Martial Arts for American Schools

Since a nation’s schools should reflect its real priorities, and since the United States is unquestionably the most violent country in the world, with two military occupations in progress, drone-assassins patrolling skies all over the planet, and a military budget greater than all other nations combined, it’s only natural that President Obama should include early-childhood training in the martial arts in his overhaul of education in America!

After careful consideration of the martial arts of many nations, and with all due respect to masters of karate, kung fu, surma stickfighting, evala wrestling, tinku, maculele, okichitaw, bakom-vacón, bojuka, chun kuk do, limalama, sli beatha, kbachkun boraan, kalaripayat, lathi, malla-yuddha, mukna, thang-ta, sumo, gwonbeop, kuk sool won, shippalgi, ssireum, subak, yusul, muay lao, tomoi, lethwei, naban, tegumi, buno, dumog, pangamut, yawyan, cheena di, lerdrit, baobom, vovinam, cuong nu, and kalinda, I finally settled on silat as a foundation for martial arts in American schools.
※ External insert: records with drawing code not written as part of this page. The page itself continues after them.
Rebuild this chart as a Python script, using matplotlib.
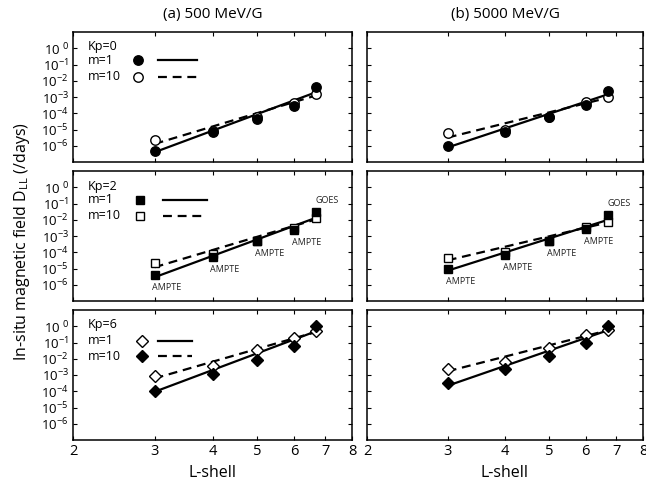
import numpy as np
import matplotlib
matplotlib.use("Agg")
import matplotlib.pyplot as plt

plt.rcParams['font.family'] = ['Open Sans', 'DejaVu Sans']
plt.rcParams['mathtext.default'] = 'regular'

# ---------------- data ----------------
L = [3, 4, 5, 6, 6.7]
L_fit = [3, 6.7]
x_ticks = [2, 3, 4, 5, 6, 7, 8]
y_ticks = [1e-6, 1e-5, 1e-4, 1e-3, 1e-2, 1e-1, 1e0]
y_ticklabels = ['10$^{-6}$', '10$^{-5}$', '10$^{-4}$', '10$^{-3}$', '10$^{-2}$', '10$^{-1}$', '10$^{\\ 0}$']
col_titles = ['(a) 500 MeV/G', '(b) 5000 MeV/G']
kp_labels = ['Kp=0', 'Kp=2', 'Kp=6']
m_labels = ['m=1', 'm=10']
station_labels = ['AMPTE', 'AMPTE', 'AMPTE', 'AMPTE', 'GOES']

# Kp=0
a0_m1 = [4.6e-7, 6.6e-6, 4.3e-5, 2.8e-4, 4.0e-3]
a0_m10 = [2.3e-6, 8.0e-6, 6.0e-5, 4.5e-4, 1.6e-3]
a0_fit_m1 = [4.0e-7, 2.0e-3]
a0_fit_m10 = [1.3e-6, 1.26e-3]
b0_m1 = [1.0e-6, 7.2e-6, 5.5e-5, 3.2e-4, 2.5e-3]
b0_m10 = [5.8e-6, 1.0e-5, 6.3e-5, 4.9e-4, 1.0e-3]
b0_fit_m1 = [7.9e-7, 1.45e-3]
b0_fit_m10 = [3.2e-6, 8.9e-4]
# Kp=2
a2_m1 = [4.0e-6, 5.4e-5, 4.8e-4, 2.4e-3, 3.1e-2]
a2_m10 = [2.1e-5, 7.9e-5, 5.0e-4, 3.2e-3, 1.35e-2]
a2_fit_m1 = [2.9e-6, 1.35e-2]
a2_fit_m10 = [1.2e-5, 1.07e-2]
b2_m1 = [1.0e-5, 6.5e-5, 4.8e-4, 2.75e-3, 1.95e-2]
b2_m10 = [4.7e-5, 1.0e-4, 5.0e-4, 3.8e-3, 7.1e-3]
b2_fit_m1 = [7.4e-6, 9.8e-3]
b2_fit_m10 = [3.2e-5, 6.8e-3]
# Kp=6 (open = upper/dashed, filled = lower/solid)
a6_open = [8.5e-4, 3.6e-3, 3.3e-2, 0.19, 0.5]
a6_filled = [1.0e-4, 1.2e-3, 8.9e-3, 6.2e-2, 1.0]
a6_fit_solid = [9.3e-5, 0.5]
a6_fit_dashed = [6.2e-4, 0.45]
b6_open = [2.5e-3, 6.5e-3, 4.3e-2, 0.28, 0.63]
b6_filled = [3.3e-4, 2.3e-3, 1.5e-2, 0.1, 1.0]
b6_fit_solid = [2.2e-4, 0.56]
b6_fit_dashed = [1.7e-3, 0.56]

# ---------------- figure ----------------
fig = plt.figure(figsize=(6.46, 4.83), dpi=100)
W, H = 646, 483
cols = [(73, 279), (367, 276)]
rows = [(32, 162), (171, 301), (310, 440)]
axes = [[None, None] for _ in range(3)]
for r, (top, bot) in enumerate(rows):
    for c, (left, w) in enumerate(cols):
        ax = fig.add_axes([left / W, 1 - bot / H, w / W, (bot - top) / H])
        axes[r][c] = ax
        ax.set_xscale('log')
        ax.set_yscale('log')
        ax.set_xlim(2, 8)
        ax.set_ylim(1e-7, 1e1)
        ax.set_xticks(x_ticks)
        ax.xaxis.set_minor_locator(matplotlib.ticker.NullLocator())
        ax.yaxis.set_minor_locator(matplotlib.ticker.NullLocator())
        ax.set_yticks(y_ticks)
        ax.tick_params(direction='in', top=True, right=True, length=3, width=0.8,
                       labelsize=9.5, pad=3)
        if c == 0:
            ax.set_yticklabels(y_ticklabels)
        else:
            ax.set_yticklabels([])
        if r == 2:
            ax.set_xticklabels([str(t) for t in x_ticks])
            ax.tick_params(axis='x', labelsize=10.5)
            ax.set_xlabel('L-shell', fontsize=11.5, labelpad=4)
        else:
            ax.set_xticklabels([])
        for s in ax.spines.values():
            s.set_linewidth(1.1)
        if r == 0:
            ax.set_title(col_titles[c], fontsize=11, pad=10)

lw = 1.6
dash = (0, (4, 2.6))
ms_c = 6.8
ms_s = 5.6
ms_d = 6.2

def draw_pair(ax, fit_solid, fit_dashed, filled, opened, marker, ms):
    ax.plot(L_fit, fit_solid, color='black', lw=lw, zorder=2)
    ax.plot(L_fit, fit_dashed, color='black', lw=lw, linestyle=dash, zorder=2)
    ax.plot(L, opened, linestyle='none', marker=marker, ms=ms, mfc='white',
            mec='black', mew=1.0, zorder=3)
    ax.plot(L, filled, linestyle='none', marker=marker, ms=ms, mfc='black',
            mec='black', zorder=4)

draw_pair(axes[0][0], a0_fit_m1, a0_fit_m10, a0_m1, a0_m10, 'o', ms_c)
draw_pair(axes[0][1], b0_fit_m1, b0_fit_m10, b0_m1, b0_m10, 'o', ms_c)
draw_pair(axes[1][0], a2_fit_m1, a2_fit_m10, a2_m1, a2_m10, 's', ms_s)
draw_pair(axes[1][1], b2_fit_m1, b2_fit_m10, b2_m1, b2_m10, 's', ms_s)
draw_pair(axes[2][0], a6_fit_solid, a6_fit_dashed, a6_filled, a6_open, 'D', ms_d)
draw_pair(axes[2][1], b6_fit_solid, b6_fit_dashed, b6_filled, b6_open, 'D', ms_d)

# station labels
for ax, vals in [(axes[1][0], a2_m1), (axes[1][1], b2_m1)]:
    for lv, v, name in zip(L, vals, station_labels):
        off = (8, 8) if name == 'GOES' else (9, -9)
        ax.annotate(name, (lv, v), xytext=off, textcoords='offset points',
                    ha='center', va='center', fontsize=6.5, color='#222222')

# legends (drawn in axes-fraction coordinates)
legend_specs = [
    # title_y, row ys, marker x, line x0, x1, marker, ms, first filled
    (0.885, (0.782, 0.656), 0.233, 0.303, 0.445, 'o', ms_c, True),
    (0.879, (0.779, 0.656), 0.240, 0.323, 0.480, 's', ms_s, True),
    (0.885, (0.762, 0.646), 0.247, 0.305, 0.427, 'D', ms_d, False),
]
for r, (ty, (y1, y2), mx, lx0, lx1, mk, ms, ff) in enumerate(legend_specs):
    ax = axes[r][0]
    tr = ax.transAxes
    ax.text(0.054, ty, kp_labels[r], transform=tr, ha='left', va='center', fontsize=9)
    for yy, lab, filled, ls in [(y1, m_labels[0], ff, '-'), (y2, m_labels[1], not ff, dash)]:
        ax.text(0.054, yy, lab, transform=tr, ha='left', va='center', fontsize=9)
        ax.plot([mx], [yy], transform=tr, linestyle='none', marker=mk, ms=ms,
                mfc='black' if filled else 'white', mec='black', mew=1.0, clip_on=False)
        ax.plot([lx0, lx1], [yy, yy], transform=tr, color='black', lw=lw,
                linestyle=ls, clip_on=False)

fig.text(22 / W, 0.5, 'In-situ magnetic field D$_{LL}$ (/days)', rotation=90,
         ha='center', va='center', fontsize=11.5)

fig.savefig('out.png', dpi=100)
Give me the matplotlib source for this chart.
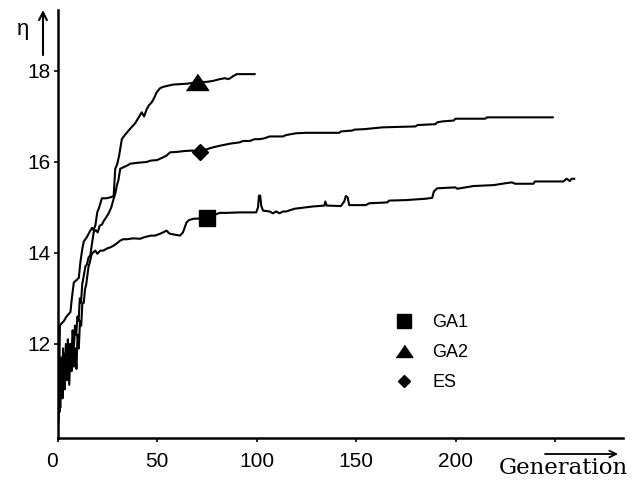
import matplotlib
matplotlib.use('Agg')
import matplotlib.pyplot as plt
from matplotlib.lines import Line2D

plt.rcParams['font.family'] = ['Liberation Sans', 'DejaVu Sans']

# GA1 (square)
ga1_gen = [0, 0.4, 0.9, 1.4, 1.9, 2.5, 3.0, 3.6, 4.2, 4.8, 5.3, 5.9, 6.5, 7.1, 7.7, 8.3, 8.9, 9.5,
           10.1, 10.7, 11.3, 11.9, 12.5, 13.2, 13.8, 14.4, 15.0, 15.6, 16.3, 17.0, 17.6, 18.2, 19.0,
           20.0, 21.5, 23, 25, 26.5, 28.2, 29.5, 31.5, 33, 35, 38, 41.5, 44, 47, 49, 51.5, 53, 54.8,
           55.8, 56.5, 59, 61.5, 63, 64.8, 66, 68.2, 74.8, 78, 81.5, 85, 91.5, 95.7, 99.8, 100.7,
           101.2, 101.8, 102.3, 103.2, 106.5, 108.2, 109.8, 111.5, 113.2, 114.8, 119, 128.2, 134,
           134.5, 135.2, 142.3, 144, 144.8, 145.7, 146.5, 148.2, 154.8, 156.5, 165.7, 166.5, 174.8,
           184.8, 188.2, 189, 190.7, 199.8, 200.7, 209, 219, 224.8, 228.2, 229.8, 239, 239.8, 254,
           255.7, 257.3, 258.2, 259.5]
ga1_val = [10.1, 10.3, 11.2, 10.6, 11.7, 10.8, 11.5, 11.0, 12.0, 11.2, 11.8, 11.1, 11.9, 11.4, 12.1,
           11.5, 11.9, 11.45, 12.2, 11.9, 12.5, 12.4, 12.9, 12.9, 13.2, 13.3, 13.5, 13.7, 13.8, 13.95,
           14.0, 14.02, 14.05, 13.98, 14.05, 14.05, 14.1, 14.12, 14.16, 14.2, 14.27, 14.3, 14.3, 14.32,
           14.31, 14.35, 14.38, 14.38, 14.42, 14.45, 14.49, 14.44, 14.42, 14.4, 14.38, 14.45, 14.67,
           14.72, 14.75, 14.76, 14.82, 14.88, 14.88, 14.89, 14.89, 14.89, 15.0, 15.26, 15.26, 15.04,
           14.93, 14.91, 14.87, 14.91, 14.87, 14.91, 14.91, 14.97, 15.02, 15.04, 15.13, 15.04, 15.03,
           15.13, 15.25, 15.22, 15.05, 15.05, 15.05, 15.09, 15.11, 15.15, 15.16, 15.19, 15.21, 15.35,
           15.42, 15.44, 15.41, 15.47, 15.49, 15.53, 15.55, 15.52, 15.52, 15.57, 15.57, 15.63, 15.58,
           15.63, 15.63]

# GA2 (triangle)
ga2_gen = [0, 0.7, 1.2, 2.0, 3.2, 4.5, 5.5, 6.5, 7.2, 8.2, 9.5, 10.7, 11.5, 12.5, 13.2, 14.8, 16.0,
           17.3, 18.0, 19.0, 20.0, 20.7, 22.3, 24.5, 26.5, 28.2, 29.0, 30.0, 31.0, 32.3, 34.0, 36.5,
           39.0, 42.3, 43.5, 44.8, 46.0, 47.3, 48.5, 49.8, 51.5, 53.0, 56.0, 58.0, 61.5, 65.0, 70.0,
           75.0, 78.0, 81.5, 84.0, 86.0, 88.0, 90.0, 94.0, 99.0]
ga2_val = [10.1, 10.5, 12.4, 12.45, 12.5, 12.6, 12.65, 12.7, 13.0, 13.35, 13.4, 13.45, 13.8, 14.1,
           14.25, 14.35, 14.45, 14.55, 14.5, 14.6, 14.9, 14.97, 15.2, 15.2, 15.22, 15.25, 15.85,
           15.95, 16.15, 16.5, 16.6, 16.73, 16.85, 17.09, 17.0, 17.16, 17.25, 17.31, 17.4, 17.53,
           17.62, 17.65, 17.68, 17.7, 17.71, 17.72, 17.75, 17.76, 17.78, 17.82, 17.84, 17.82, 17.88,
           17.93, 17.93, 17.93]

# ES (diamond)
es_gen = [0, 0.5, 1.0, 1.6, 2.2, 2.8, 3.4, 4.0, 4.6, 5.2, 5.8, 6.4, 7.0, 7.6, 8.2, 8.8, 9.4, 10.0,
          10.6, 11.2, 11.8, 12.4, 13.2, 14.0, 14.8, 15.6, 16.5, 17.3, 18.2, 19.2, 20.2, 21.2, 22.3,
          23.2, 24.0, 25.0, 26.0, 27.0, 28.2, 29.0, 29.8, 30.6, 31.5, 33.0, 35.0, 36.5, 40, 44.8, 47,
          50, 53, 54.8, 56.5, 60, 64, 68, 71.5, 75, 78, 82, 86.5, 91.5, 93.2, 96.5, 99, 101.5, 104,
          106.5, 113.2, 114.8, 119.8, 124.8, 141.5, 142.3, 148.2, 149, 154, 163.2, 179.8, 180.7,
          189.8, 190.7, 193.2, 199, 199.8, 214.8, 215.7, 248.7]
es_val = [10.1, 11.0, 10.5, 11.5, 10.9, 11.9, 11.2, 11.8, 11.3, 12.1, 11.6, 12.0, 11.7, 12.3, 11.9,
          12.4, 12.2, 12.6, 12.5, 13.0, 12.9, 13.3, 13.5, 13.7, 13.75, 13.9, 13.95, 14.2, 14.46, 14.5,
          14.45, 14.6, 14.62, 14.7, 14.75, 14.82, 14.9, 15.0, 15.19, 15.3, 15.48, 15.6, 15.85, 15.88,
          15.92, 15.96, 15.98, 16.0, 16.03, 16.04, 16.1, 16.14, 16.21, 16.22, 16.24, 16.25, 16.21,
          16.28, 16.32, 16.36, 16.40, 16.43, 16.46, 16.46, 16.5, 16.5, 16.52, 16.56, 16.56, 16.59,
          16.63, 16.64, 16.64, 16.67, 16.69, 16.71, 16.72, 16.76, 16.78, 16.81, 16.83, 16.87, 16.89,
          16.91, 16.95, 16.95, 16.98, 16.98]

# marker positions on the curves
mark_gen = [75, 70, 71.5]
mark_val = [14.76, 17.75, 16.21]

labels = ['GA1', 'GA2', 'ES']
x_ticks = [0, 50, 100, 150, 200, 250]
x_ticklabels = ['0', '50', '100', '150', '200', '']
y_ticks = [12, 14, 16, 18]

tri = [(-1, -0.72), (1, -0.72), (0, 0.74)]

fig = plt.figure(figsize=(6.41, 4.8), dpi=100)
ax = fig.add_axes([57.5 / 641, 42 / 480, (623 - 57.5) / 641, 428 / 480])

ax.plot(ga1_gen, ga1_val, color='k', lw=1.5)
ax.plot(ga2_gen, ga2_val, color='k', lw=1.5)
ax.plot(es_gen, es_val, color='k', lw=1.5)

ax.plot(mark_gen[0], mark_val[0], marker='s', ms=12, color='k', ls='none')
ax.plot(mark_gen[1], mark_val[1], marker=tri, ms=16, color='k', ls='none')
ax.plot(mark_gen[2], mark_val[2], marker='D', ms=8.5, color='k', ls='none')

ax.set_xlim(0, 284)
ax.set_ylim(9.93, 19.34)
ax.set_xticks(x_ticks)
ax.set_xticklabels(x_ticklabels)
ax.set_yticks(y_ticks)
ax.get_xticklabels()[0].set_horizontalalignment('right')
ax.tick_params(axis='both', length=3, width=1.2, labelsize=15, color='k')
ax.tick_params(axis='x', pad=7)
ax.tick_params(axis='y', pad=2)

for s in ['top', 'right']:
    ax.spines[s].set_visible(False)
for s in ['left', 'bottom']:
    ax.spines[s].set_linewidth(1.8)
    ax.spines[s].set_color('k')

handles = [Line2D([], [], marker='s', ms=10, color='k', ls='none'),
           Line2D([], [], marker=tri, ms=12, color='k', ls='none'),
           Line2D([], [], marker='D', ms=6.6, color='k', ls='none')]
fig.legend(handles, labels, loc='upper left', bbox_to_anchor=(395 / 641, 1 - 314 / 480),
           frameon=False, fontsize=13, handlelength=1.0, handletextpad=1.05,
           labelspacing=0.72, borderpad=0, borderaxespad=0)

# axis labels with arrows
fig.text(23 / 641, 1 - 29 / 480, 'η', fontsize=16, ha='center', va='center')
fig.text(563 / 641, 6 / 480, 'Generation', family='DejaVu Serif', fontsize=16.5,
         ha='center', va='baseline')
ax.annotate('', xy=(43, 470), xytext=(43, 425), xycoords='figure pixels',
            arrowprops=dict(arrowstyle='->', lw=1.5, color='k', shrinkA=0, shrinkB=0,
                            mutation_scale=14))
ax.annotate('', xy=(618, 26), xytext=(545, 26), xycoords='figure pixels',
            arrowprops=dict(arrowstyle='->', lw=1.3, color='k', shrinkA=0, shrinkB=0,
                            mutation_scale=12))

fig.savefig('out.png', dpi=100)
You can find a good introduction to the fundamental theory of silat in “Deathscapes of the Malay Martial Artist,” by Douglas Farrer. The first challenge of silat is understanding “(berseru) the shadows of the potent dead.” This begins with “the disjuncture of deathscapes.”

At the end of his or her training a silat master “lives in the cemetery in a mud hut walled with human skulls, devours human flesh, faeces, and dog’s urine, and consorts with menstruating prostitutes.”

And nobody wants to fight a cannibal who lives in a cemetery and drinks dog’s urine!

2 comments

  1. Also from  “Deathscapes of the Malay Martial Artist”…

    My rejection of collective representations is influenced by Gell’s Art and Agency in which he eschews Saussurian semiotic interpretations of art, in favor of reading the art object in terms of what it does, rather than what it represents (Gell 1998: 6). In order to accomplish this Gell adopts Peirce’s (1991) tripartite scheme of ‘index’, ‘icon’, and ‘symbol’.

    And…

    According to Kapferer “[t]he dynamics of rite in the context of embodiment involve not only the playing out of structure but its creation-the point that Turner stressed in his work, thus countering a static Durkheimian representational orientation that has clogged much anthropological discussion of rite” (2004: 41).

  2. include :

    1. How to operate a killer-drone.

    2. How to duck and cover.

    3. How to beat up all the other kids, take their lunch money, and give their money to the ROTC guy at the end of every hall.

    4. How to assemble an M-16 fully auto.